How can I get my child on to the ladder?
By Jo Eccles
Q: I’m thinking of giving my grown up child financial help to get onto the property ladder. Based on your experience, what do you suggest?
A: We act for many parents wanting to help their children. For grown up children, some parents will buy the property in cash and gift it to them. We worked with one father who bought four identical off plan properties for each of his children as he didn’t want any arguments between them – lucky them! On the other hand, parents might pay for the property in cash to ensure a quick purchase and then, after completion, the grown up child will obtain a mortgage on the property so some responsibility is instilled in them and they have to cover the outgoings.
If you don’t have the means – or the inclination – to buy a property outright for your child then there are other things you can do. For example, you could gift some money to increase the size of their cash deposit as this may help her secure a lower mortgage interest rate, thus reducing his or her monthly mortgage payments. Another option would be to offer to be a guarantor for their mortgage, which might open up property options which they wouldn’t otherwise be able to consider. Speak to your bank or a good mortgage broker to find out exactly what options are available to you.
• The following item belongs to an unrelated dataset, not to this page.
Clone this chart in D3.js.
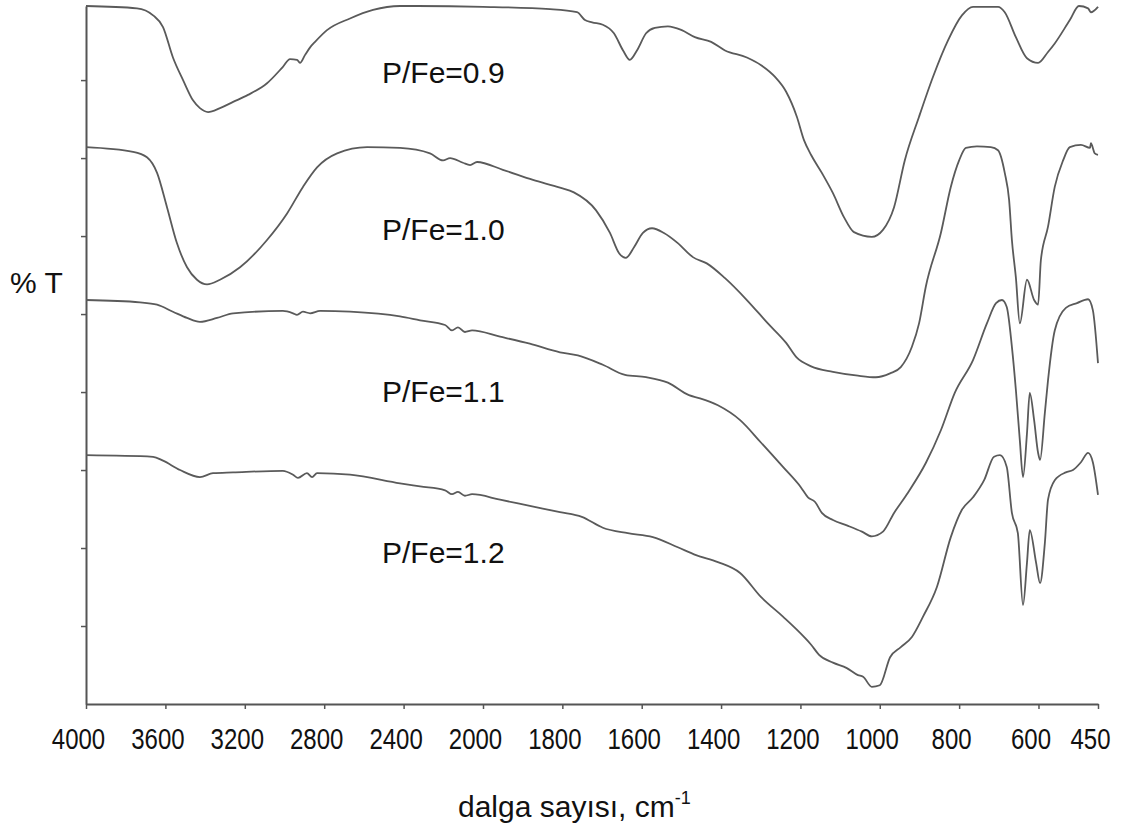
<!DOCTYPE html>
<html>
<head>
<meta charset="utf-8">
<script src="https://cdn.jsdelivr.net/npm/d3@7"></script>
<style>
  body { margin: 0; background: #fff; }
  svg { display: block; font-family: "Liberation Sans", Arial, sans-serif; }
</style>
</head>
<body>
<svg id="chart" width="1123" height="825"></svg>
<script>
// ------------------------------
// DONNEES : spectres FTIR (cm-1, %T)
// ------------------------------
const seriesNames = ["P/Fe=0.9", "P/Fe=1.0", "P/Fe=1.1", "P/Fe=1.2"];

const xTickValues = [4000, 3600, 3200, 2800, 2400, 2000, 1800, 1600, 1400, 1200, 1000, 800, 600, 450];
const yTickValues = [10, 20, 30, 40, 50, 60, 70, 80];

const pfe09 = [
  [4000, 89.5], [3743, 89.2], [3662, 88.3], [3612, 86.8], [3562, 82.9], [3511, 80.0], [3461, 77.4],
  [3426, 76.4], [3385, 75.9], [3325, 76.4], [3259, 77.2], [3184, 78.1], [3088, 79.6], [3008, 81.7],
  [2972, 82.7], [2937, 82.6], [2922, 82.2], [2897, 83.2], [2871, 84.2], [2846, 84.9], [2786, 86.4],
  [2670, 87.9], [2554, 89.0], [2418, 89.5], [2332, 89.5], [2000, 89.4], [1831, 89.1], [1763, 88.7],
  [1743, 87.7], [1725, 87.4], [1698, 87.1], [1670, 86.0], [1647, 83.8], [1630, 82.6], [1612, 83.8],
  [1589, 86.0], [1567, 86.7], [1534, 86.9], [1499, 86.4], [1466, 85.5], [1425, 84.9], [1390, 83.8],
  [1335, 82.9], [1299, 81.9], [1264, 80.4], [1236, 78.5], [1209, 75.3], [1191, 72.3], [1173, 70.4],
  [1146, 68.1], [1118, 65.5], [1090, 62.4], [1065, 60.5], [1020, 59.9], [992, 60.8], [964, 63.7],
  [937, 69.7], [901, 75.3], [866, 80.4], [828, 85.1], [793, 88.3], [765, 89.4], [702, 89.4],
  [685, 88.7], [657, 85.5], [629, 82.8], [601, 82.2], [576, 83.6], [559, 84.7], [521, 87.7],
  [498, 89.5], [475, 89.2], [468, 88.7], [450, 89.4]
];

const pfe10 = [
  [4000, 71.4], [3763, 70.8], [3693, 70.1], [3642, 68.1], [3592, 63.7], [3542, 59.1], [3491, 56.0],
  [3441, 54.4], [3390, 53.8], [3325, 54.4], [3224, 56.0], [3088, 59.5], [2987, 62.9], [2907, 66.3],
  [2836, 68.8], [2735, 70.6], [2584, 71.4], [2418, 71.3], [2267, 70.6], [2201, 69.7], [2166, 70.0],
  [2101, 69.4], [2065, 69.1], [2030, 69.5], [1950, 68.5], [1874, 67.2], [1806, 66.2], [1771, 65.6],
  [1715, 63.3], [1680, 60.4], [1657, 57.8], [1640, 57.2], [1619, 58.6], [1597, 60.4], [1574, 61.0],
  [1544, 60.4], [1509, 59.1], [1471, 57.3], [1436, 56.5], [1390, 54.6], [1335, 51.8], [1282, 48.8],
  [1236, 46.3], [1209, 44.4], [1173, 43.3], [1118, 42.6], [1055, 42.1], [1010, 41.9], [974, 42.4],
  [947, 43.2], [919, 45.8], [901, 48.8], [884, 53.5], [846, 60.4], [821, 66.3], [800, 69.7],
  [783, 71.3], [755, 71.5], [720, 71.4], [702, 71.0], [685, 68.1], [674, 64.6], [667, 59.5],
  [657, 54.7], [647, 48.8], [629, 54.4], [611, 51.8], [601, 51.2], [594, 56.9], [576, 61.2],
  [559, 66.3], [538, 69.7], [521, 71.4], [493, 71.7], [470, 71.3], [468, 71.9], [458, 70.6], [450, 70.4]
];

const pfe11 = [
  [4000, 51.8], [3728, 51.5], [3642, 51.2], [3562, 50.3], [3491, 49.5], [3426, 49.0], [3340, 49.5],
  [3259, 50.1], [3008, 50.4], [2957, 50.1], [2937, 49.9], [2907, 50.3], [2871, 50.1], [2821, 50.4],
  [2670, 50.3], [2418, 49.7], [2317, 49.2], [2191, 48.6], [2156, 47.9], [2126, 48.3], [2091, 47.7],
  [2055, 47.9], [1957, 47.1], [1882, 46.2], [1806, 45.1], [1761, 44.7], [1698, 43.5], [1642, 42.2],
  [1589, 41.9], [1534, 41.2], [1481, 39.6], [1453, 39.2], [1408, 38.3], [1352, 36.4], [1299, 33.5],
  [1244, 30.4], [1199, 27.8], [1181, 26.5], [1163, 25.9], [1146, 24.5], [1118, 23.6], [1083, 22.9],
  [1045, 22.1], [1020, 21.5], [992, 22.1], [964, 24.5], [929, 27.1], [884, 30.9], [846, 35.1],
  [811, 39.9], [765, 44.1], [730, 48.8], [707, 51.4], [692, 51.8], [680, 50.9], [667, 45.8],
  [657, 40.3], [647, 33.8], [639, 29.1], [629, 34.7], [622, 39.9], [611, 36.4], [601, 32.2],
  [596, 31.3], [584, 37.3], [576, 41.5], [559, 47.9], [531, 50.8], [503, 51.4], [475, 51.9],
  [463, 50.5], [450, 43.7]
];

const pfe12 = [
  [4000, 31.9], [3662, 31.7], [3612, 31.2], [3526, 30.0], [3426, 29.1], [3360, 29.6], [3259, 29.7],
  [3008, 29.9], [2957, 29.4], [2932, 29.0], [2887, 29.6], [2861, 29.1], [2836, 29.6], [2670, 29.4],
  [2418, 28.3], [2317, 27.9], [2191, 27.4], [2156, 26.9], [2126, 27.2], [2091, 26.7], [2055, 26.9],
  [1957, 26.2], [1882, 25.4], [1806, 24.6], [1751, 24.0], [1698, 22.6], [1635, 21.9], [1572, 21.4],
  [1509, 20.1], [1463, 19.1], [1408, 18.2], [1352, 16.8], [1299, 13.7], [1244, 11.2], [1191, 8.6],
  [1173, 7.6], [1153, 6.3], [1118, 5.3], [1083, 4.6], [1055, 3.7], [1042, 3.5], [1020, 2.2],
  [1000, 2.4], [974, 6.0], [947, 7.3], [919, 8.6], [891, 11.2], [856, 15.0], [821, 21.4],
  [793, 24.9], [765, 26.5], [737, 28.7], [712, 31.7], [697, 31.9], [680, 30.4], [667, 24.5],
  [652, 21.9], [639, 12.7], [629, 18.1], [622, 22.3], [606, 18.1], [596, 15.5], [584, 20.6],
  [576, 26.2], [559, 28.7], [531, 29.7], [513, 30.0], [493, 31.0], [475, 32.2], [463, 31.0], [450, 26.8]
];

const allSeries = [pfe09, pfe10, pfe11, pfe12];

// ------------------------------
// ECHELLES (echelle dilatee sous 2000 cm-1)
// ------------------------------
const svg = d3.select("#chart");
const plotLeft = 86, plotRight = 1098, plotTop = 6, plotBottom = 704;

const x = d3.scaleLinear().domain([4000, 2000, 450]).range([plotLeft, 483, plotRight]);
const y = d3.scaleLinear().domain([0, 89.5]).range([plotBottom, plotTop]);

// ------------------------------
// AXES
// ------------------------------
const xAxis = svg.append("g")
  .attr("transform", `translate(0,${plotBottom})`)
  .call(d3.axisBottom(x).tickValues(xTickValues).tickSize(5).tickSizeOuter(0).tickFormat(d3.format("d")));

xAxis.select(".domain").attr("stroke", "#555").attr("stroke-width", 2);
xAxis.selectAll(".tick line").attr("stroke", "#555").attr("stroke-width", 1.5);
xAxis.selectAll(".tick text")
  .attr("y", 45)
  .attr("dy", 0)
  .attr("dx", -10)
  .attr("fill", "#111")
  .attr("font-size", 30)
  .attr("font-family", "Liberation Sans, Arial, sans-serif")
  .attr("transform", "scale(0.8,1)");

const yAxis = svg.append("g")
  .attr("transform", `translate(${plotLeft},0)`)
  .call(d3.axisLeft(y).tickValues(yTickValues).tickSize(5).tickSizeOuter(0).tickFormat(""));

yAxis.select(".domain").attr("stroke", "#555").attr("stroke-width", 2);
yAxis.selectAll(".tick line").attr("stroke", "#555").attr("stroke-width", 1.5);

// ------------------------------
// COURBES
// ------------------------------
const line = d3.line()
  .x(d => x(d[0]))
  .y(d => y(d[1]))
  .curve(d3.curveMonotoneX);

svg.append("g").selectAll("path")
  .data(allSeries).enter()
  .append("path")
  .attr("d", line)
  .attr("fill", "none")
  .attr("stroke", "#5a5a5a")
  .attr("stroke-width", 1.8)
  .attr("stroke-linejoin", "round");

// etiquettes des series
const labelBaselines = [83, 240, 402, 563];
svg.append("g").selectAll("text")
  .data(seriesNames).enter()
  .append("text")
  .attr("x", 382)
  .attr("y", (d, i) => labelBaselines[i])
  .attr("font-size", 30)
  .attr("fill", "#111")
  .text(d => d);

// ------------------------------
// TITRES DES AXES
// ------------------------------
svg.append("text")
  .attr("x", 10).attr("y", 293)
  .attr("font-size", 30)
  .attr("fill", "#111")
  .text("% T");

const xt = svg.append("text")
  .attr("x", 458).attr("y", 817)
  .attr("font-size", 30)
  .attr("fill", "#111");
xt.append("tspan").text("dalga sayısı, cm");
xt.append("tspan").attr("dy", -13).attr("font-size", 18).text("-1");
</script>
</body>
</html>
Some of the parents we work with are concerned about protecting the property against a spouse; for example, if your son or daughter gets married and it doesn’t work out. There are various tax structures you can buy the property in to help with this, so speak to a tax advisor if this is a route you’re considering. Do note however that setting up trusts and so on can be expensive at the outset and, additionally, there will be annual costs for the actual running of the trust. As one of our clients once said, if his son marries badly and squanders the property, it’s his tough luck and he’s not getting any more handouts.
If you are loaning your child the money, instead of gifting it to them, then you’ll need to discuss time scales and whether you’d like interest paid. Speak to a solicitor for advice on how to structure an agreement; the clearer you can be about the terms of the loan, the better, especially as you don’t want any resentment or miscommunications to arise.